1986(11)LCX0041
BEFORE THE CEGAT, SPECIAL BENCH ‘D’, NEW DELHI
S/Shri G. Sankaran, Vice-President (T) and V.T. Raghavachari, Member (J)
RATTAN CHAND AND SONS
Versus
COLLECTOR OF CENTRAL EXCISE, ALLAHABAD
Order No. 933/86-D, dated 26-11-1986
Advocated By : Shri K. Narasimhan, Advocate, for the Appellant.
Shri K.C. Sachar, JDR, for the Respondent.
[Order per : V.T. Raghavachari, Member (T)]. - The appellants M/s. Rattan Chand & Sons are manufacturers of Shoddy woollen yarn.
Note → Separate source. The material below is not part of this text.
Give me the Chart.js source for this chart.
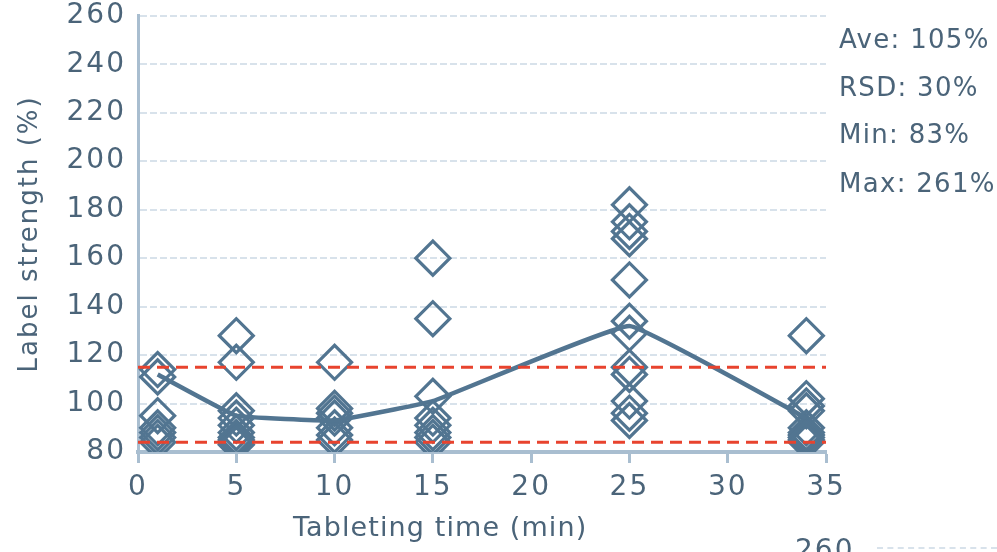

In their classification list they had claimed benefit of exemption Notification No. 167/CE, dated 1-9-1973 and the successor notifications 112 of 1974, dated 10-7-1974 and 30 of 1975, dated 1-3-1975. According to them their product fell under serial No. 3(2) of the table attached to notification. Subsequently show cause notice dated 19-11-1976 was issued to them for recovery of a sum of Rs. 42,714.15 paise in respect of clearances between 1-4-1974 to 31-3-1976 on the basis that it was only serial No. 3(3) of the table attached to the notifications that would be applicable to their product and not serial No. 3(2). The appellants resisted the demand. The demand has been issued under Rule 10 and 10-A of the Central Excise rules. Subsequently under corrigendum dated 25-4-1978, the reference to Rule 10 was dropped from the demand confirming the demand under Rule 10-A only. After adjudication, the Assistant Collector under his order dated 5-10-1978 confirmed the demand and an appeal against the same was dismissed by the Appellate Collector by order dated 29-9-1982. This appeal is against the said order.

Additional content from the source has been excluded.